### Records for this exercise
++++++++++++++++++++

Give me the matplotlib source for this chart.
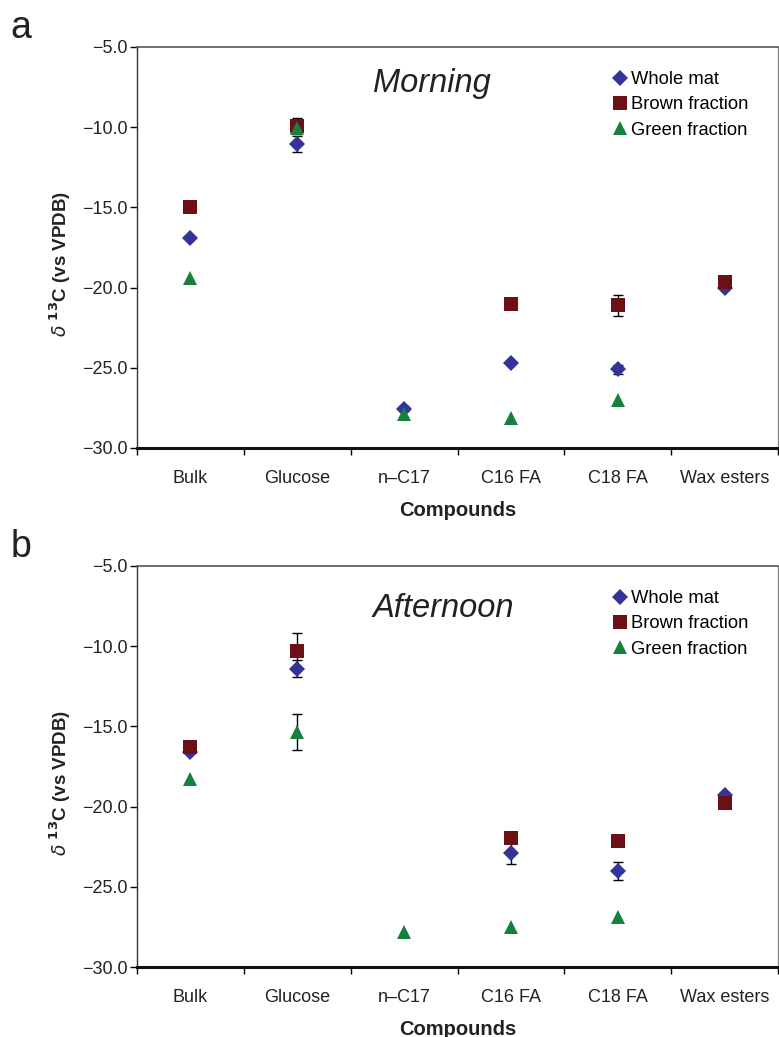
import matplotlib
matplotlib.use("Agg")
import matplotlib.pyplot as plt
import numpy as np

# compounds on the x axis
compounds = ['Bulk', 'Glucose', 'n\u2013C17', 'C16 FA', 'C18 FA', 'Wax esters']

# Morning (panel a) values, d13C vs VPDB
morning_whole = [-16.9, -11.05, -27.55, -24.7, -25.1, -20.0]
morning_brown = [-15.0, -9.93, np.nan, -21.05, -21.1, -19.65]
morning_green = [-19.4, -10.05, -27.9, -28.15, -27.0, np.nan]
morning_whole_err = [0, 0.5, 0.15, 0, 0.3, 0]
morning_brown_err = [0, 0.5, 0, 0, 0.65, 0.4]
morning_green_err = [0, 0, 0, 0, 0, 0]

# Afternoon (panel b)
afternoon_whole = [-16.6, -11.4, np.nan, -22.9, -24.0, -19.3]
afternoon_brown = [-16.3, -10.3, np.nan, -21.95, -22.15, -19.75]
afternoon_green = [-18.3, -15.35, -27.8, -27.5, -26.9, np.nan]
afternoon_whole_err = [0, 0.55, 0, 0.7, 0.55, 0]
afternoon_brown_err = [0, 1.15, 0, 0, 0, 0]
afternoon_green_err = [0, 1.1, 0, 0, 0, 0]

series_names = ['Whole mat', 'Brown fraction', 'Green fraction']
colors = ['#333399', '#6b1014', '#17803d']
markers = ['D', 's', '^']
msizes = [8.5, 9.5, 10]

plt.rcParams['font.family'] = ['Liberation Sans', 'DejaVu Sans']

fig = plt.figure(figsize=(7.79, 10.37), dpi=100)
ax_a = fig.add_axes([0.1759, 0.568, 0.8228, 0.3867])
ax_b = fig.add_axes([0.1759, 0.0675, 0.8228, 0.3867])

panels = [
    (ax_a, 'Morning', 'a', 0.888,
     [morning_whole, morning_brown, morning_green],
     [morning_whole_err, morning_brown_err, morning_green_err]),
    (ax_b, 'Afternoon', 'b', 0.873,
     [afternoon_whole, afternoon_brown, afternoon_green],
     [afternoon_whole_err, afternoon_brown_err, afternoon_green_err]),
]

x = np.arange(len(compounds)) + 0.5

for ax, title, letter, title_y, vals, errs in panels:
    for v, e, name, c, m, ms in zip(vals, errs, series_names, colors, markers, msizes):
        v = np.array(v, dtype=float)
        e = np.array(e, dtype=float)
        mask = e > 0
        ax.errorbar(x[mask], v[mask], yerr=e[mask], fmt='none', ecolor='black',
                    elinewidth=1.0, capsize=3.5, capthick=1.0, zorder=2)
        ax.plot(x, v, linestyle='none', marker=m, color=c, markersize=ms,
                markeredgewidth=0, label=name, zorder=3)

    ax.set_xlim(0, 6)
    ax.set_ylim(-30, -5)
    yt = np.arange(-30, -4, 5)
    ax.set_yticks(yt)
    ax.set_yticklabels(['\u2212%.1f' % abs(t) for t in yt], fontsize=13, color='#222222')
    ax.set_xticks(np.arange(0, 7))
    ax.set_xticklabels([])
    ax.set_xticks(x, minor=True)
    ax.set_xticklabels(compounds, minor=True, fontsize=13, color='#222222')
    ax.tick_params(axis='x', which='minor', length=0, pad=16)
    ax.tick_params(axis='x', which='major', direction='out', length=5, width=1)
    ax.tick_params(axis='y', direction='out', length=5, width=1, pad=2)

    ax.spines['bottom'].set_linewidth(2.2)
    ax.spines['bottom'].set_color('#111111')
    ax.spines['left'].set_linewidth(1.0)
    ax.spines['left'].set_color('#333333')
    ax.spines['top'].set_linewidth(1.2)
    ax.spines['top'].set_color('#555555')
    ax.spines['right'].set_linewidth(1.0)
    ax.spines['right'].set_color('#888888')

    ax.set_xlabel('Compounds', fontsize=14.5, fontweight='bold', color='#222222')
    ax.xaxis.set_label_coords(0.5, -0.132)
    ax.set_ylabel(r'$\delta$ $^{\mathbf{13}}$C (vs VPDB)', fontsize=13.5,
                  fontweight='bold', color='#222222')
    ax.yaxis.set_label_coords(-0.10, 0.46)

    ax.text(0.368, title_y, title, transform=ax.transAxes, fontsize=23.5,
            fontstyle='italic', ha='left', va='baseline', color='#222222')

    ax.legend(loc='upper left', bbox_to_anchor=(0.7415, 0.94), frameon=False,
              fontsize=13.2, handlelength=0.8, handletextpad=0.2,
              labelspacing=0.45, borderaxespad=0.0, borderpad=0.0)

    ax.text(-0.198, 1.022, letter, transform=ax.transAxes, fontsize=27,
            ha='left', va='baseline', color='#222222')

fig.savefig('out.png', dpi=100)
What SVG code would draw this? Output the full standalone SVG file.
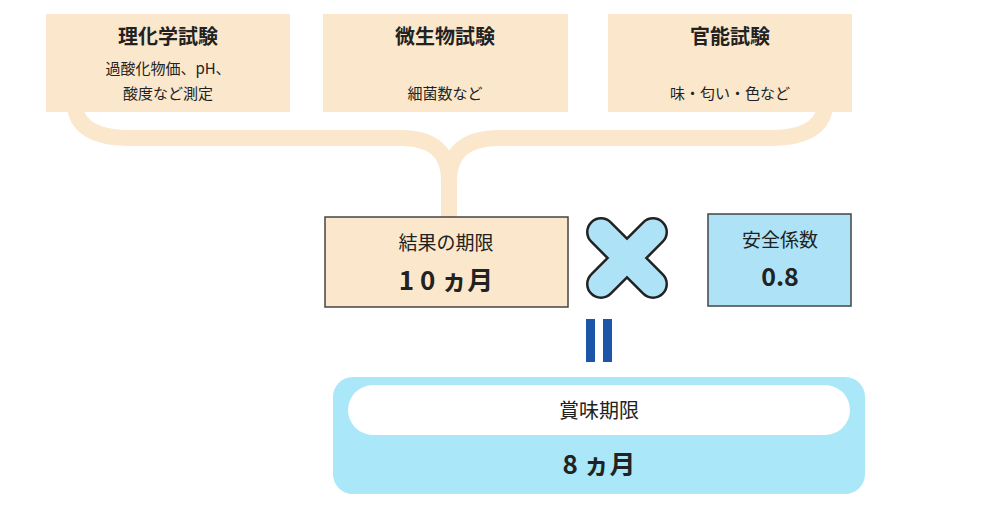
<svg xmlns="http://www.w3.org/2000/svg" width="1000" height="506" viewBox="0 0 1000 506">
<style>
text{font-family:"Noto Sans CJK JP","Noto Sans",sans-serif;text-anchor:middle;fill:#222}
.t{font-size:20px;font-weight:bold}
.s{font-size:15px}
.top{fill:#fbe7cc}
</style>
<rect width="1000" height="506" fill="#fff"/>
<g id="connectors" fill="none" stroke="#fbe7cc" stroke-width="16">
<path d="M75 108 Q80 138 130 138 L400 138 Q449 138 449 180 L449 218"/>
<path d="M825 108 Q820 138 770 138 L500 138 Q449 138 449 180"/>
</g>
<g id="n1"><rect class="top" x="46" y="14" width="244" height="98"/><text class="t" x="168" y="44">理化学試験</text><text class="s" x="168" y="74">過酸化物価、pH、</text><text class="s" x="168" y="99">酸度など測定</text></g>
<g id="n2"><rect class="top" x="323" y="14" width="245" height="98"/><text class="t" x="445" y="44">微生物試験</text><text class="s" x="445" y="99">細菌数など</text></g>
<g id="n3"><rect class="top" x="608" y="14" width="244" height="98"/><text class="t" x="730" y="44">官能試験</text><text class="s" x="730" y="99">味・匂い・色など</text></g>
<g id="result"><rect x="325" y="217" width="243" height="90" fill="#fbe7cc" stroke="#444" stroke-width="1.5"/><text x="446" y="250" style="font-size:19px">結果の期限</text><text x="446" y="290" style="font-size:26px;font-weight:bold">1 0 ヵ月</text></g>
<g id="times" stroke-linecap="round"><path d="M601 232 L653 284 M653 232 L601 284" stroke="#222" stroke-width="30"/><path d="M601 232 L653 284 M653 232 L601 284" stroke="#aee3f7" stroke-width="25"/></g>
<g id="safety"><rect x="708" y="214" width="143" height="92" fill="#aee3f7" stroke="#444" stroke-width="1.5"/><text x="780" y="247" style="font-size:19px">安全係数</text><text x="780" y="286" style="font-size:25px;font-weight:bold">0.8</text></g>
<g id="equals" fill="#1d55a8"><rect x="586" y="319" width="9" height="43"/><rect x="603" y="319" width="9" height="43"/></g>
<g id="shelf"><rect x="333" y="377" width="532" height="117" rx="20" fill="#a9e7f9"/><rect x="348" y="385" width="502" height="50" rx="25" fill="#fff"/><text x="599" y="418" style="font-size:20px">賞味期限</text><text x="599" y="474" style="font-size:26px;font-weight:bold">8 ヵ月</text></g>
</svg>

++++++++++++++++++++

### Stated problem
Copy every line of the data exactly as written, excluding the pictures.

### The completed task
Give me the matplotlib source for this chart.
import matplotlib
matplotlib.use("Agg")
import matplotlib.pyplot as plt
import numpy as np

# compounds on the x axis
compounds = ['Bulk', 'Glucose', 'n\u2013C17', 'C16 FA', 'C18 FA', 'Wax esters']

# Morning (panel a) values, d13C vs VPDB
morning_whole = [-16.9, -11.05, -27.55, -24.7, -25.1, -20.0]
morning_brown = [-15.0, -9.93, np.nan, -21.05, -21.1, -19.65]
morning_green = [-19.4, -10.05, -27.9, -28.15, -27.0, np.nan]
morning_whole_err = [0, 0.5, 0.15, 0, 0.3, 0]
morning_brown_err = [0, 0.5, 0, 0, 0.65, 0.4]
morning_green_err = [0, 0, 0, 0, 0, 0]

# Afternoon (panel b)
afternoon_whole = [-16.6, -11.4, np.nan, -22.9, -24.0, -19.3]
afternoon_brown = [-16.3, -10.3, np.nan, -21.95, -22.15, -19.75]
afternoon_green = [-18.3, -15.35, -27.8, -27.5, -26.9, np.nan]
afternoon_whole_err = [0, 0.55, 0, 0.7, 0.55, 0]
afternoon_brown_err = [0, 1.15, 0, 0, 0, 0]
afternoon_green_err = [0, 1.1, 0, 0, 0, 0]

series_names = ['Whole mat', 'Brown fraction', 'Green fraction']
colors = ['#333399', '#6b1014', '#17803d']
markers = ['D', 's', '^']
msizes = [8.5, 9.5, 10]

plt.rcParams['font.family'] = ['Liberation Sans', 'DejaVu Sans']

fig = plt.figure(figsize=(7.79, 10.37), dpi=100)
ax_a = fig.add_axes([0.1759, 0.568, 0.8228, 0.3867])
ax_b = fig.add_axes([0.1759, 0.0675, 0.8228, 0.3867])

panels = [
    (ax_a, 'Morning', 'a', 0.888,
     [morning_whole, morning_brown, morning_green],
     [morning_whole_err, morning_brown_err, morning_green_err]),
    (ax_b, 'Afternoon', 'b', 0.873,
     [afternoon_whole, afternoon_brown, afternoon_green],
     [afternoon_whole_err, afternoon_brown_err, afternoon_green_err]),
]

x = np.arange(len(compounds)) + 0.5

for ax, title, letter, title_y, vals, errs in panels:
    for v, e, name, c, m, ms in zip(vals, errs, series_names, colors, markers, msizes):
        v = np.array(v, dtype=float)
        e = np.array(e, dtype=float)
        mask = e > 0
        ax.errorbar(x[mask], v[mask], yerr=e[mask], fmt='none', ecolor='black',
                    elinewidth=1.0, capsize=3.5, capthick=1.0, zorder=2)
        ax.plot(x, v, linestyle='none', marker=m, color=c, markersize=ms,
                markeredgewidth=0, label=name, zorder=3)

    ax.set_xlim(0, 6)
    ax.set_ylim(-30, -5)
    yt = np.arange(-30, -4, 5)
    ax.set_yticks(yt)
    ax.set_yticklabels(['\u2212%.1f' % abs(t) for t in yt], fontsize=13, color='#222222')
    ax.set_xticks(np.arange(0, 7))
    ax.set_xticklabels([])
    ax.set_xticks(x, minor=True)
    ax.set_xticklabels(compounds, minor=True, fontsize=13, color='#222222')
    ax.tick_params(axis='x', which='minor', length=0, pad=16)
    ax.tick_params(axis='x', which='major', direction='out', length=5, width=1)
    ax.tick_params(axis='y', direction='out', length=5, width=1, pad=2)

    ax.spines['bottom'].set_linewidth(2.2)
    ax.spines['bottom'].set_color('#111111')
    ax.spines['left'].set_linewidth(1.0)
    ax.spines['left'].set_color('#333333')
    ax.spines['top'].set_linewidth(1.2)
    ax.spines['top'].set_color('#555555')
    ax.spines['right'].set_linewidth(1.0)
    ax.spines['right'].set_color('#888888')

    ax.set_xlabel('Compounds', fontsize=14.5, fontweight='bold', color='#222222')
    ax.xaxis.set_label_coords(0.5, -0.132)
    ax.set_ylabel(r'$\delta$ $^{\mathbf{13}}$C (vs VPDB)', fontsize=13.5,
                  fontweight='bold', color='#222222')
    ax.yaxis.set_label_coords(-0.10, 0.46)

    ax.text(0.368, title_y, title, transform=ax.transAxes, fontsize=23.5,
            fontstyle='italic', ha='left', va='baseline', color='#222222')

    ax.legend(loc='upper left', bbox_to_anchor=(0.7415, 0.94), frameon=False,
              fontsize=13.2, handlelength=0.8, handletextpad=0.2,
              labelspacing=0.45, borderaxespad=0.0, borderpad=0.0)

    ax.text(-0.198, 1.022, letter, transform=ax.transAxes, fontsize=27,
            ha='left', va='baseline', color='#222222')

fig.savefig('out.png', dpi=100)
What SVG code would draw this? Output the full standalone SVG file.
<svg xmlns="http://www.w3.org/2000/svg" width="1000" height="506" viewBox="0 0 1000 506">
<style>
text{font-family:"Noto Sans CJK JP","Noto Sans",sans-serif;text-anchor:middle;fill:#222}
.t{font-size:20px;font-weight:bold}
.s{font-size:15px}
.top{fill:#fbe7cc}
</style>
<rect width="1000" height="506" fill="#fff"/>
<g id="connectors" fill="none" stroke="#fbe7cc" stroke-width="16">
<path d="M75 108 Q80 138 130 138 L400 138 Q449 138 449 180 L449 218"/>
<path d="M825 108 Q820 138 770 138 L500 138 Q449 138 449 180"/>
</g>
<g id="n1"><rect class="top" x="46" y="14" width="244" height="98"/><text class="t" x="168" y="44">理化学試験</text><text class="s" x="168" y="74">過酸化物価、pH、</text><text class="s" x="168" y="99">酸度など測定</text></g>
<g id="n2"><rect class="top" x="323" y="14" width="245" height="98"/><text class="t" x="445" y="44">微生物試験</text><text class="s" x="445" y="99">細菌数など</text></g>
<g id="n3"><rect class="top" x="608" y="14" width="244" height="98"/><text class="t" x="730" y="44">官能試験</text><text class="s" x="730" y="99">味・匂い・色など</text></g>
<g id="result"><rect x="325" y="217" width="243" height="90" fill="#fbe7cc" stroke="#444" stroke-width="1.5"/><text x="446" y="250" style="font-size:19px">結果の期限</text><text x="446" y="290" style="font-size:26px;font-weight:bold">1 0 ヵ月</text></g>
<g id="times" stroke-linecap="round"><path d="M601 232 L653 284 M653 232 L601 284" stroke="#222" stroke-width="30"/><path d="M601 232 L653 284 M653 232 L601 284" stroke="#aee3f7" stroke-width="25"/></g>
<g id="safety"><rect x="708" y="214" width="143" height="92" fill="#aee3f7" stroke="#444" stroke-width="1.5"/><text x="780" y="247" style="font-size:19px">安全係数</text><text x="780" y="286" style="font-size:25px;font-weight:bold">0.8</text></g>
<g id="equals" fill="#1d55a8"><rect x="586" y="319" width="9" height="43"/><rect x="603" y="319" width="9" height="43"/></g>
<g id="shelf"><rect x="333" y="377" width="532" height="117" rx="20" fill="#a9e7f9"/><rect x="348" y="385" width="502" height="50" rx="25" fill="#fff"/><text x="599" y="418" style="font-size:20px">賞味期限</text><text x="599" y="474" style="font-size:26px;font-weight:bold">8 ヵ月</text></g>
</svg>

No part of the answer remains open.